Compreende investigar o modo o Brasil foi e é representado por imagens e perceber, por exemplo, que algumas temáticas de nossa produção recente como a favela ou o Nordeste (e as questões sócio-econômica de forma mais ampla) dialogam com uma extensa tradição.
O papel da televisão historicamente tem se mostrado fundamental nesse processo e atualmente vivemos um momento crucial para a definição do futuro mercado audiovisual. Embora os debates sobre o sistema de televisão digital a ser adotado pelo Brasil adquiram maior visibilidade, devem ser consideradas as implicações sobre os conteúdos veiculados, a preservação e o acesso às produções.
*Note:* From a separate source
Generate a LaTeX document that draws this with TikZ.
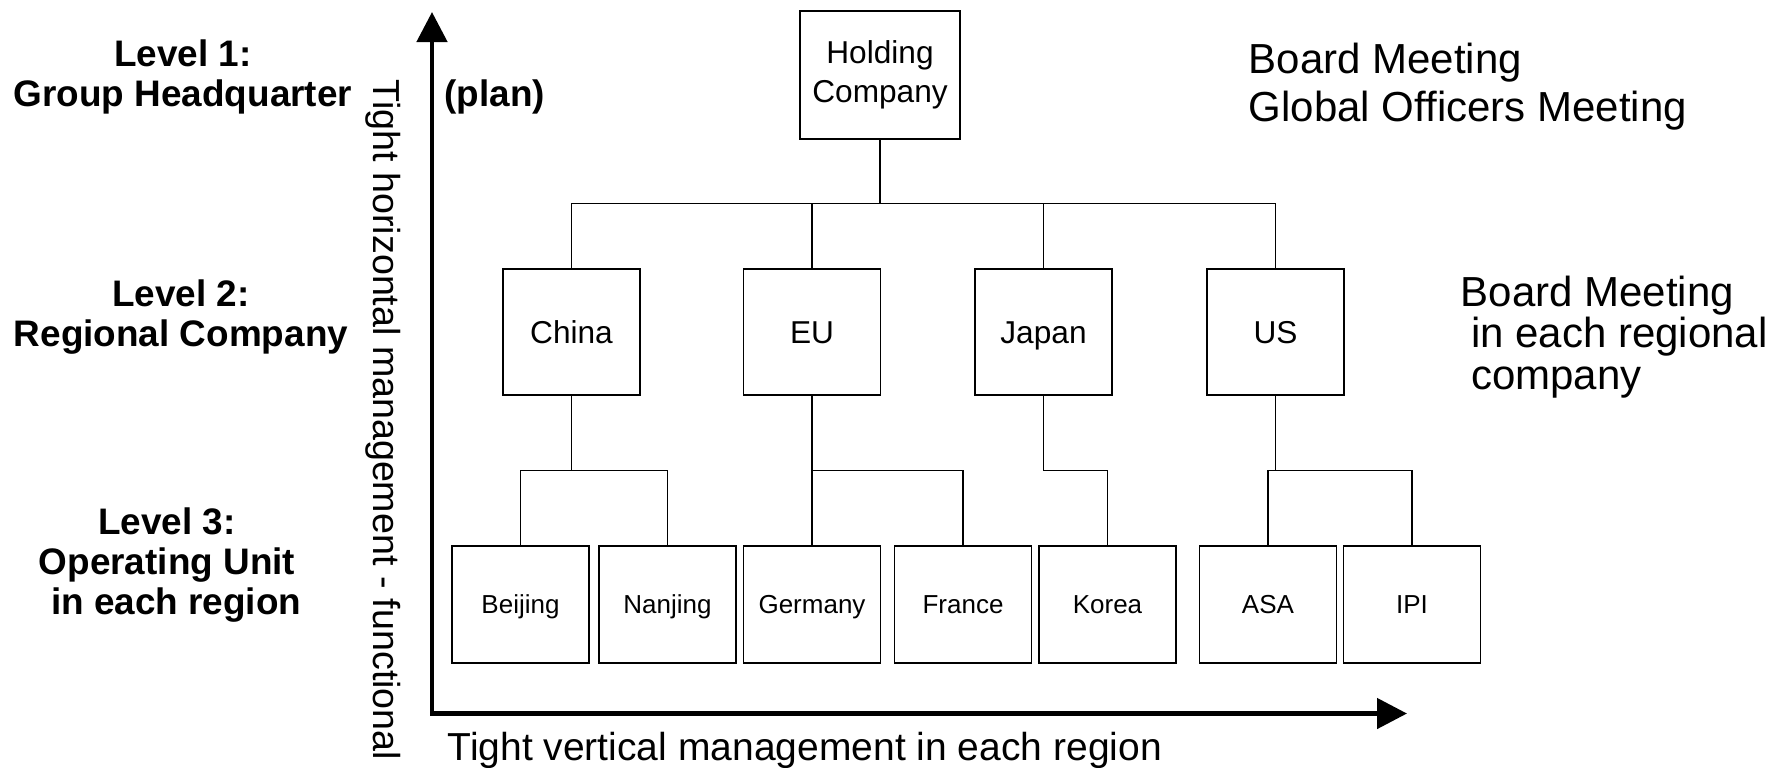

CeM: Como formar platéias para o cinema nacional?
FB: Esta é uma questão que acompanha toda a história do cinema nacional, desde os anos 1910, quando a produção norte-americana se tornou hegemônica, passando pelos congressos de cinema nos anos 1950, pelos debates em torno da Embrafilme nos anos 1970 e 80 até aqueles relacionados ao “renascimento do cinema nacional”.
O processo envolve o amadurecimento de todo o circuito da produção audiovisual, incluindo exibidores, produtores, instituições de ensino, de pesquisa, de preservação e as políticas (governamentais ou não) de apoio à produção e à formação de público.
A utilização (criteriosa) de filmes (e da produção audiovisual de forma mais ampla) no contexto pedagógico, iniciativas do estado, de centros culturais, fundações e ONGs tem configurado um panorama bastante promissor.
No entanto, embora o cenário atual não seja dos piores, o chamado “renascimento do cinema nacional” ainda deve ser visto com cautela. A complexidade da questão, dos atores e interesses envolvidos pode ser exemplificada a partir de fatos recentes: os sucessivos adiamentos da definição do padrão de televisão digital a ser adotado pelo Brasil e da regulamentação das atribuições da ANCINAV assim como, no ano passado, a renovação sem alterações das leis de incentivo. Após 10 anos de funcionamento, os representantes do setor, do governo e do Congresso Nacional, entenderam que não havia clima político para o aperfeiçoamento da legislação, nem havia se configurado o previsto amadurecimento da indústria que, portanto, não poderia prescindir de incentivos.